WASHINGTON (April 20, 2007) – Today, on the banks of the Chesapeake Bay, Maryland Governor Martin O’Malley signed a compact officially entering Maryland into a cooperative effort by Northeast and Mid-Atlantic states to reduce carbon dioxide emissions from power plants. The bi-partisan nine-state agreement is part of a growing national trend of states leading the drive toward global warming action, according to the Natural Resources Defense Council (NRDC), and is expected to be a model of emission cuts elsewhere.
“Gov. O’Malley is moving Maryland to the head of the line with a policy that will mean cleaner, more efficient energy technologies and lower energy bills for residents and businesses throughout the state,” said NRDC Climate Policy Specialist Elizabeth Martin-Perera. “We’ve got an opportunity to get ahead of the problem, and also to get ahead of the pack. Taking steps now will help protect our environment and the quality of life in Maryland while strengthening our state economy.”

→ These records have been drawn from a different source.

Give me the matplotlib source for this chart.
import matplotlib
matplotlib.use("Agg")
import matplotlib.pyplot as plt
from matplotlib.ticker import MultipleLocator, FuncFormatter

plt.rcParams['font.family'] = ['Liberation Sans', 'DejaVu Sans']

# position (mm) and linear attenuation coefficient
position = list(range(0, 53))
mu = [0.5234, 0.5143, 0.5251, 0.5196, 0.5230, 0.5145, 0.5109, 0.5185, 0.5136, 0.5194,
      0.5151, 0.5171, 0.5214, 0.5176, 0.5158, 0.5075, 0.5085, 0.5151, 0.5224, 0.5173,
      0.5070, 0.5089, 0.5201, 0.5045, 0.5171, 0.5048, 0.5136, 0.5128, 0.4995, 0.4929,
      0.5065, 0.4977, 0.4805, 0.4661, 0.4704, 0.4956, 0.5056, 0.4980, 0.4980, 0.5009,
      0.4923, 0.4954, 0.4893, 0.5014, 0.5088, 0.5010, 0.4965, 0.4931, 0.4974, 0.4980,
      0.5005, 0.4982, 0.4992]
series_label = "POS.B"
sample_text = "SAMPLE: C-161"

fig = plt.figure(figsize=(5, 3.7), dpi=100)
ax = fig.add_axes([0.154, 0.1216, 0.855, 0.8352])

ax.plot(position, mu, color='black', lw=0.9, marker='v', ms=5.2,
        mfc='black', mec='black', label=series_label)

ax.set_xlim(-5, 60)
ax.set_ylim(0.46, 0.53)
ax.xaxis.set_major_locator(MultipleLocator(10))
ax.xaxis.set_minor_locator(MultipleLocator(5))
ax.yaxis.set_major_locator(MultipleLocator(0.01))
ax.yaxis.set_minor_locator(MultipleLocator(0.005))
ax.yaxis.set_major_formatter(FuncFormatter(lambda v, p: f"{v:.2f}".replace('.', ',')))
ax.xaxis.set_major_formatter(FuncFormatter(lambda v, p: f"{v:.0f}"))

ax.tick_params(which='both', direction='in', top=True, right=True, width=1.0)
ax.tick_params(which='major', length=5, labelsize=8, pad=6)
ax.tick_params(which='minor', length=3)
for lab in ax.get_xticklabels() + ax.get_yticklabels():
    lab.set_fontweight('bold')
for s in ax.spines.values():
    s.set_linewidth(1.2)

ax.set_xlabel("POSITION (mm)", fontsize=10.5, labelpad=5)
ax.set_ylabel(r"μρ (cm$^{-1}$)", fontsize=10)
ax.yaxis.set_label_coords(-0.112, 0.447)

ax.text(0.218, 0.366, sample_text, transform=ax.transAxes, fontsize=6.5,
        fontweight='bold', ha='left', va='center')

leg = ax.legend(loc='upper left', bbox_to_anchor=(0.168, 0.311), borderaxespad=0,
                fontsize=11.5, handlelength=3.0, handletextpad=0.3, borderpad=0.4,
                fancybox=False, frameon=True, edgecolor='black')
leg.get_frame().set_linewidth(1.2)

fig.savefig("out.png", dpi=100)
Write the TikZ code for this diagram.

Known as the Regional Greenhouse Gas Initiative (RGGI), the pact also includes Connecticut, Delaware, Maine, Massachusetts, New Hampshire, New Jersey, New York, and Vermont. By creating concrete limits on global warming emissions, the new policy will require electric utilities to invest more in energy savings for their customers, as well as safe, reliable, renewable energy technologies like wind and solar.
O’Malley made the announcement on the shores of the Chesapeake Bay to bring attention to the threat of sea level rise in Maryland.
“This is an especially important challenge for Maryland. Sea level rise threatens the state’s 7,700 miles of shoreline and the Chesapeake’s majestic Smith and Kent Islands,” Martin-Perera said. “By taking action to cut emissions now Maryland is joining a select group of states that are setting the path for the rest of the country, and bringing the initiative to the doorstep of the nation’s capitol.”
The Environmental Protection Agency (EPA) estimates average temperatures in Maryland could rise about 3 degrees Fahrenheit by 2100 if global warming continues unabated. Water levels in the Chesapeake Bay are already rising twice as fast as the global average rate of sea level rise, inundating many of the bay’s small islands. The EPA estimates that sea level in the bay could rise another 19 inches by 2100, threatening coastal habitat for the nearly 1.5 million shorebirds that pass through each spring, not to mention for the beach-goers who flock to the shores in the summer.
Warmer average temperatures will also mean more air pollution alert days during the summertime, bringing increased risk of asthma attacks and other dangerous respiratory ailments.